AIPH members report on growing number of Green City initiatives around the world

On Monday 1st April Green City reports from ten AIPH country members were presented at the AIPH Spring Meeting, held in Noordwijk the Netherlands. Twice a year, AIPH member organisa-tions are invited to present a report on the Green City activities and initiatives in their country. These reports reveal widespread-growing interest in ‘living green’ in urban environments as a response to increasing evidence of the benefits it brings to human health and wellbeing and the impacts of climate change.

The message from the horticultural industry now goes beyond simply promoting and selling plants, to also selling fresh air, cool streets, solutions to water management and feeling good. To do this, it is important to clearly describe how plants can deliver such benefits, and to demonstrate where and how this has been put into practice. The AIPH Green City reports give an overview of global progress.

Green City projects range from small community initiatives to high profile ambitious projects. The 202020 programme of Australia celebrates each individual contribution to collectively achieve a goal of 20% more green space by 2020. The grand new design for the extension of Changi airport in Singapore uses plants and themed gardens to provide passengers in transit with a restorative experience. Seasonal displays of living green run parallel with other sustainable initiatives such as reduced energy use and recycling.

The urban forest and ambitious tree planting projects continue to inspire, particularly in densely populated cities. Japan is holding an international symposium on urban forests, with high-powered speakers in Tokyo, Fukuoka and Osaka in May 2019. In China, the Forest City programme will plant millions of trees to tackle the problem of air pollution. This ambitious project hopes to serve as an example of how to build sustainable cities that provide clean air and also support biodiversity.

Green City developments have an important role to play in celebrating cultural connections that are essential to providing a sense of place. The Hellenic Garden in Amaroussion, Greece, displays native plants, and showcases how they can be used in designed landscapes. The garden, which is part of a European Commission LIFE project, highlights the function of Hellenic Flora in delivering a self-sufficient, sustainable garden, that uses natural materials and incorporates water-wise principles, some elements of which were displayed in the Hellenic Garden at Taipei Flora Expo 2010.

The Euroflora Expo 2018 in Genoa, supported by ANVE, illustrated the Green City principles in display gardens of Mediterranean plants. Meeting broader concepts of environmental sustainability, it was only possible to arrive at the expo by public transport, with train being the easiest and preferred option.
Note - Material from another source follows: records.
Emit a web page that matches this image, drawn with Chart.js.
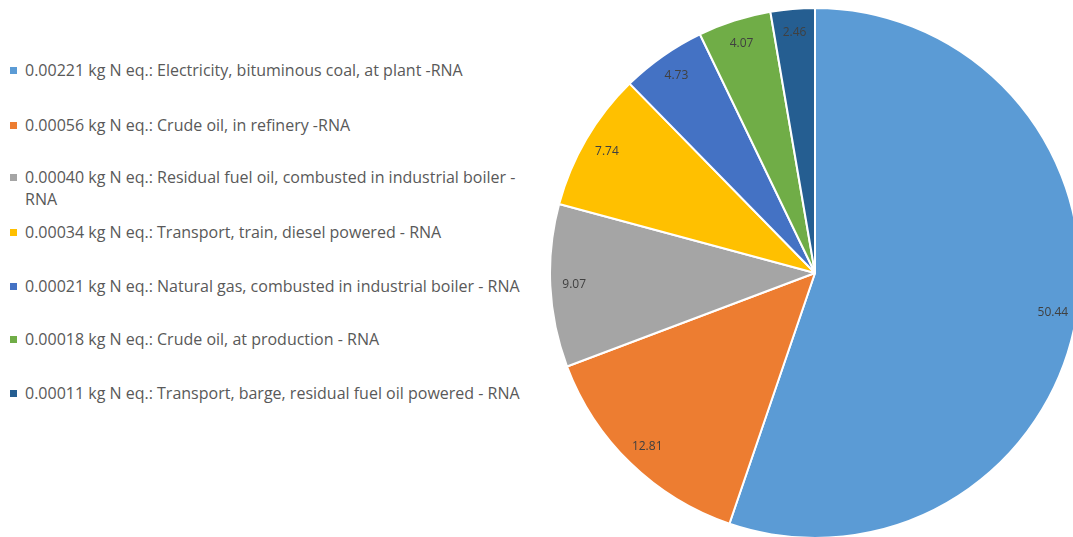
<!DOCTYPE html>
<html>
<head>
<meta charset="utf-8">
<script src="https://cdn.jsdelivr.net/npm/chart.js@4.4.0/dist/chart.umd.min.js"></script>
<style>
    html, body { margin: 0; padding: 0; background: #fff; overflow: hidden; }
    body { width: 1073px; height: 537px; position: relative; font-family: "Open Sans", "Noto Sans", sans-serif; }
    #pieBox { position: absolute; left: 549px; top: 7px; width: 532px; height: 532px; }
    .leg { position: absolute; left: 10px; width: 530px; font-size: 16px; line-height: 22px; color: #595959; }
    .leg .box { position: absolute; left: 0; top: 8px; width: 7px; height: 7px; }
    .leg .txt { margin-left: 15px; width: 505px; }
</style>
</head>
<body>
<div id="legend"></div>
<div id="pieBox"><canvas id="pieChart"></canvas></div>
<script>
/* global Chart*/

// Datos
const amounts = ['0.00221', '0.00056', '0.00040', '0.00034', '0.00021', '0.00018', '0.00011'];
const processes = [
    'Electricity, bituminous coal, at plant -RNA',
    'Crude oil, in refinery -RNA',
    'Residual fuel oil, combusted in industrial boiler - RNA',
    'Transport, train, diesel powered - RNA',
    'Natural gas, combusted in industrial boiler - RNA',
    'Crude oil, at production - RNA',
    'Transport, barge, residual fuel oil powered - RNA'
];
const shares = [50.44, 12.81, 9.07, 7.74, 4.73, 4.07, 2.46];
const colores = ['#5B9BD5', '#ED7D31', '#A5A5A5', '#FFC000', '#4472C4', '#70AD47', '#255E91'];

// Leyenda en HTML (las etiquetas largas necesitan partirse en dos líneas)
const legendTops = [59, 114, 166, 221, 275, 328, 382];
const legend = document.getElementById('legend');
amounts.forEach((a, i) => {
    const item = document.createElement('div');
    item.className = 'leg';
    item.style.top = legendTops[i] + 'px';
    item.innerHTML = '<span class="box" style="background:' + colores[i] + '"></span>' +
        '<div class="txt">' + a + ' kg N eq.: ' + processes[i] + '</div>';
    legend.appendChild(item);
});

// Etiquetas de valor dentro de cada porción, cerca del borde
const sliceLabels = {
    id: 'sliceLabels',
    afterDatasetsDraw(chart) {
        const ctx = chart.ctx;
        const meta = chart.getDatasetMeta(0);
        ctx.save();
        ctx.font = '12px "Open Sans", sans-serif';
        ctx.fillStyle = '#404040';
        ctx.textAlign = 'center';
        ctx.textBaseline = 'middle';
        meta.data.forEach((arc, i) => {
            const p = arc.getProps(['x', 'y', 'startAngle', 'endAngle', 'outerRadius'], true);
            const mid = (p.startAngle + p.endAngle) / 2;
            const r = p.outerRadius * 0.91;
            ctx.fillText(shares[i].toFixed(2), p.x + Math.cos(mid) * r, p.y + Math.sin(mid) * r);
        });
        ctx.restore();
    }
};

var ctx = document.getElementById('pieChart').getContext('2d');
var myChart = new Chart(ctx, {
    type: 'pie',
    data: {
        labels: processes,
        datasets: [{
            data: shares,
            backgroundColor: colores,
            borderColor: '#ffffff',
            borderWidth: 2
        }]
    },
    options: {
        responsive: true,
        maintainAspectRatio: false,
        animation: false,
        layout: { padding: 0 },
        plugins: {
            legend: { display: false },
            tooltip: { enabled: false }
        }
    },
    plugins: [sliceLabels]
});
</script>
</body>
</html>
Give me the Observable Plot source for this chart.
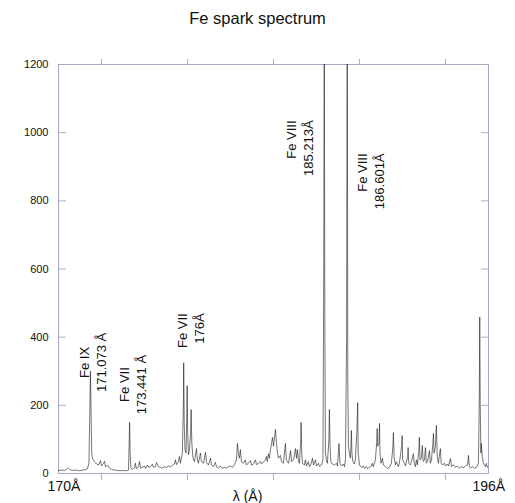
<!DOCTYPE html>
<html>
<head>
<meta charset="utf-8">
<script src="https://cdn.jsdelivr.net/npm/d3@7"></script>
<script src="https://cdn.jsdelivr.net/npm/@observablehq/plot@0.6"></script>
<style>
  html, body { margin: 0; padding: 0; background: #fff; }
  #title { width: 515px; height: 40px; box-sizing: border-box; padding-top: 8px; line-height: 20px;
    text-align: center; font-family: "Liberation Sans", Arial, sans-serif; font-size: 16.5px; color: #111; }
  #chart svg { display: block; }
</style>
</head>
<body>
<div id="title">Fe spark spectrum</div>
<div id="chart"></div>
<script>
// Wavelength (Å) and intensity
const wavelength = [
  169.14,169.32,169.50,169.62,169.74,169.86,170.05,170.23,170.41,170.59,170.77,170.89,170.98,171.04,171.07,171.11,171.15,171.19,171.31,171.44,
  171.56,171.68,171.74,171.86,171.92,171.98,172.10,172.22,172.34,172.52,172.71,172.89,173.07,173.25,173.37,173.41,173.44,173.47,173.52,173.61,
  173.73,173.79,173.85,173.97,174.04,174.10,174.22,174.34,174.40,174.52,174.58,174.70,174.82,174.88,175.00,175.06,175.18,175.31,175.43,175.55,
  175.67,175.79,175.91,176.03,176.15,176.21,176.27,176.39,176.45,176.51,176.57,176.63,176.69,176.71,176.74,176.79,176.85,176.89,176.92,176.95,
  177.00,177.06,177.13,177.16,177.20,177.27,177.36,177.48,177.54,177.60,177.72,177.78,177.91,178.03,178.09,178.21,178.33,178.39,178.51,178.63,
  178.69,178.81,178.93,179.05,179.17,179.30,179.42,179.54,179.66,179.78,179.90,179.96,180.02,180.08,180.14,180.20,180.32,180.44,180.50,180.62,
  180.75,180.81,180.93,181.05,181.11,181.23,181.35,181.41,181.53,181.65,181.71,181.77,181.83,181.89,181.96,182.08,182.14,182.26,182.32,182.38,
  182.44,182.56,182.62,182.74,182.86,182.92,183.05,183.17,183.23,183.35,183.47,183.53,183.59,183.65,183.71,183.79,183.81,183.85,183.89,184.01,
  184.07,184.13,184.25,184.31,184.43,184.50,184.56,184.68,184.74,184.86,184.92,185.04,185.13,185.18,185.21,185.24,185.28,185.34,185.40,185.49,
  185.52,185.56,185.61,185.70,185.82,185.95,186.01,186.10,186.16,186.25,186.37,186.43,186.49,186.56,186.60,186.63,186.67,186.73,186.79,186.83,
  186.85,186.88,186.94,187.03,187.09,187.18,187.23,187.26,187.34,187.46,187.58,187.64,187.76,187.82,187.94,188.06,188.12,188.18,188.30,188.38,
  188.41,188.44,188.52,188.55,188.58,188.64,188.73,188.79,188.91,189.03,189.15,189.27,189.36,189.39,189.43,189.51,189.57,189.69,189.75,189.89,
  189.92,189.95,190.06,190.12,190.25,190.28,190.32,190.42,190.48,190.60,190.65,190.72,190.78,190.84,190.93,190.96,191.00,191.08,191.14,191.19,
  191.27,191.33,191.38,191.45,191.57,191.62,191.69,191.78,191.81,191.85,191.93,191.99,192.04,192.11,192.23,192.28,192.35,192.48,192.54,192.66,
  192.72,192.84,192.90,193.02,193.14,193.26,193.38,193.50,193.62,193.75,193.87,193.93,193.98,194.05,194.17,194.29,194.41,194.53,194.58,194.61,
  194.64,194.68,194.71,194.76,194.83,194.95,195.01,195.07,195.13
];
const intensity = [
  8,10,9,12,16,11,9,10,8,10,11,14,30,200,300,180,60,45,35,28,
  25,38,22,30,36,20,24,16,12,10,9,8,9,8,10,80,150,60,15,12,
  16,30,14,20,35,16,18,22,15,25,18,20,28,18,20,32,20,18,16,20,
  18,22,20,24,28,40,26,35,50,30,45,60,200,325,150,70,60,150,258,120,
  55,70,120,188,90,45,35,73,40,30,60,35,30,62,32,25,45,25,20,33,
  20,16,22,15,18,16,20,22,18,26,40,88,60,45,70,35,30,40,25,30,
  38,25,28,40,26,30,35,28,34,40,50,35,58,45,70,106,80,129,90,60,
  45,53,35,30,88,40,30,67,35,40,73,45,70,35,30,100,150,60,30,25,
  40,22,35,20,30,45,25,40,22,30,20,25,40,600,1500,500,60,40,30,100,
  188,80,35,28,25,30,22,88,30,22,28,20,40,400,1500,300,80,60,45,90,
  126,60,35,28,40,120,208,60,25,18,22,15,20,14,18,22,30,20,40,90,
  132,80,90,147,60,30,45,25,20,15,18,30,80,120,50,25,35,20,30,80,
  111,40,30,22,50,76,30,25,35,58,30,20,40,25,70,106,40,45,82,35,
  40,76,30,35,67,30,40,90,117,60,80,141,50,30,73,30,25,30,22,28,
  22,44,20,26,18,22,16,20,17,22,25,53,20,16,20,15,18,30,200,459,
  200,60,88,50,30,20,30,18,22
];
const yTicks = [0, 200, 400, 600, 800, 1000, 1200];
const xTicks = [171.74, 176.94, 182.14, 187.34, 192.54];
const edgeTicks = [169.47, 195.16];
const edgeLabels = ["170Å", "196Å"];

// Line annotations (centered labels)
const midLambda = [171.16, 173.58];
const midIntensity = [326, 261];
const midText = ["Fe IX\n171.073 Å", "Fe VII\n173.441 Å"];
// Line annotations (top-aligned labels)
const topLambda = [177.12, 183.71, 188.0];
const topIntensity = [470, 1036, 939];
const topText = ["Fe VII\n176Å", "Fe VIII\n185.213Å", "Fe VIII\n186.601Å"];

const xLabel = "λ (Å)";
const xLabelPos = 180.57;

const spectrum = wavelength.map((w, i) => ({w, v: intensity[i]}));
const midAnn = midLambda.map((w, i) => ({w, v: midIntensity[i], t: midText[i]}));
const topAnn = topLambda.map((w, i) => ({w, v: topIntensity[i], t: topText[i]}));

const frameColor = "#a8a8c6";
const tickColor = "#b0b0c4";

const chart = Plot.plot({
  width: 515,
  height: 463,
  marginLeft: 58,
  marginRight: 27,
  marginTop: 24,
  marginBottom: 30,
  x: {domain: [169.14, 195.14], label: null},
  y: {domain: [0, 1200], label: null},
  style: {fontFamily: "'Liberation Sans', Arial, sans-serif", fontSize: "11px", color: "#111", background: "#fff"},
  marks: [
    Plot.axisY({ticks: yTicks, tickSize: 0, tickPadding: 10, label: null, fontSize: 11, tickFormat: d => String(d)}),
    Plot.axisY({ticks: yTicks, tickSize: 8, dx: 8, fill: "none", stroke: tickColor, label: null}),
    Plot.axisY({anchor: "right", ticks: yTicks, tickSize: 8, dx: -8, fill: "none", stroke: tickColor, label: null}),
    Plot.axisX({anchor: "top", ticks: xTicks, tickSize: 6, fill: "none", stroke: tickColor, label: null}),
    Plot.axisX({anchor: "bottom", ticks: xTicks, tickSize: 7, fill: "none", stroke: tickColor, label: null}),
    Plot.axisX({anchor: "bottom", ticks: edgeTicks, tickSize: 0, tickPadding: 8, fontSize: 14,
      tickFormat: (d, i) => edgeLabels[i], label: null}),
    Plot.frame({stroke: frameColor}),
    Plot.line(spectrum, {x: "w", y: "v", stroke: "#1a1a1a", strokeWidth: 0.6, clip: true}),
    Plot.text(midAnn, {x: "w", y: "v", text: "t", rotate: -90, textAnchor: "middle", lineHeight: 1.3, fontSize: 13, fill: "#111"}),
    Plot.text(topAnn, {x: "w", y: "v", text: "t", rotate: -90, textAnchor: "end", lineHeight: 1.3, fontSize: 13, fill: "#111"}),
    Plot.text([xLabel], {x: [xLabelPos], frameAnchor: "bottom", dy: 27, text: d => d, fontSize: 14, fill: "#111"})
  ]
});
document.getElementById("chart").appendChild(chart);
</script>
</body>
</html>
Furthering the global AIPH Green City imperative requires strategies that focus on influencing the influencers. One of the goals of the Green Agenda programme in the Netherlands, a collaborative effort involving Royal FloraHolland, is to improve the awareness of the positive effects of greenery in different urban environments through publication of concise information leaflets that present the science behind these benefits and their practical application. Informed decision makers have more confidence to implement change. In Canada, regular meetings are held between horticultural producers and government officials to negotiate changes in policy that increase living green in cities. Canadian Nursery Landscape Association, CNLA, held a summit with their members to identify key priority messages to take to ministers. In 2018 these priorities were: environment and climate change; health, heritage, public services, and infrastructure and communities.

The Green City report from France presented a number of public relations events and tools to bring attention to Green City innovations and develop-ments. In the UK, collaboration with the Town and Country Planners Association, TCPA, enabled the Horticultural Trades Association to present a balanced perspective to parliament at an event planned to raise awareness about the benefits of green infrastructure and the positive impact it can have with regard to health and wellbeing.

The next AIPH Green City reports will be presented at the AIPH Green City Conference taking place in September as part of the AIPH Annual Congress in Beijing, China.